New Delhi: The income-tax (I-T) department on Tuesday issued the final guidelines for place of effective management (PoEM) rules that seek to determine the residency status of a firm for calculating its tax liability.
The rules are effective from 1 April 2016 and will, therefore, apply from assessment year 2017-18 onwards, the income tax department said in a statement on Tuesday, putting at rest speculation that the government may defer or do away with PoEM in the upcoming budget on 1 February.
Place of effective management means the location where key decisions necessary for conduct of business are made. PoEM will determine the residence of a company incorporated in a foreign jurisdiction and help check tax evasion. It was introduced in Finance Act, 2015 to counter the practice of companies shifting management control outside India merely by holding a one-off board meeting to escape being taxed in here.

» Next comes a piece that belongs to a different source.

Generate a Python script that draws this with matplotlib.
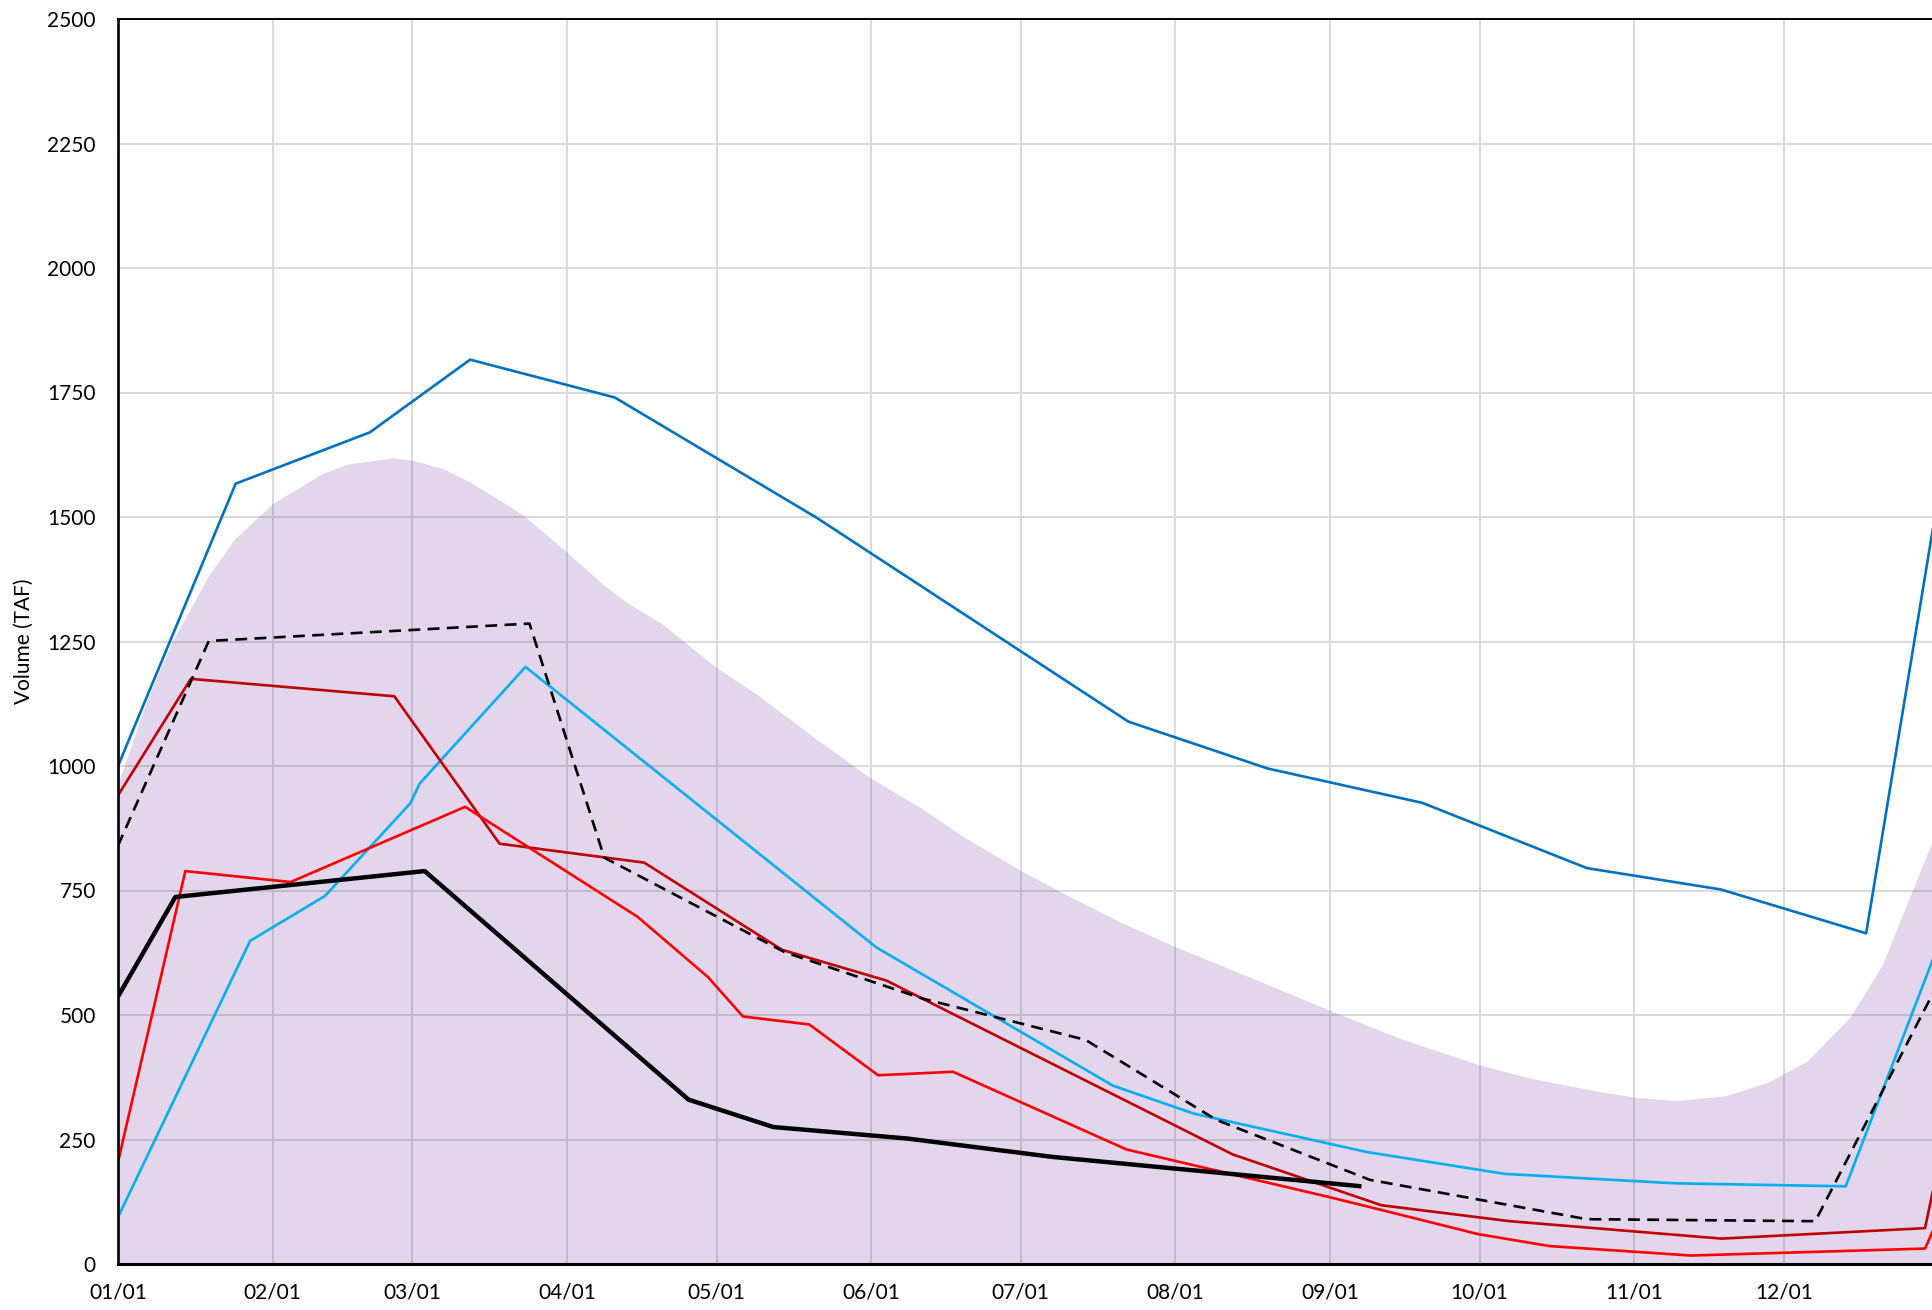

The final guidelines, which were issued after more than a year of the release of the draft guidelines, seek to remove ambiguities and ensure that only shell companies and companies created specifically with the intent of avoiding taxes in India even when effective management and control is in India, come under PoEM’s ambit.
It also proposes to incorporate safeguards to protect taxpayers. An assessing officer will have to seek permission of a commissioner-level officer before initiating an enquiry. The assessing officer will have to obtain approval from a three-member team of principal commissioners of income tax before holding that PoEM of a non-resident company is in India.
“The intent is not to target Indian multinationals which are engaged in business activity outside India… It is emphasized that these guidelines are not intended to cover foreign companies or to tax their global income, merely on the ground of presence of permanent establishment or business connection in India,” the statement clarified.
It added that companies having a turnover of Rs50 crore or less in a financial year will be exempted from PoEM’s ambit but this clause was missing from the final guidelines.
The guidelines provide for an active-business-outside-India test to ensure that those companies that are engaged in active business outside India do not come under PoEM’s ambit.
Hitesh Sawhney, partner, tax and regulatory services at PwC, said the guidelines seek to remove ambiguity. “It provides clearer definitions of how total assets, total employees and total payroll expenditure will be calculated to determine POEM’s applicability,” he said.
Analysts said since the government issued the final guidelines with only two months to go for the end of 2016-17, it should delay its implementation to 1 April 2017 to give companies more time to prepare for the transition.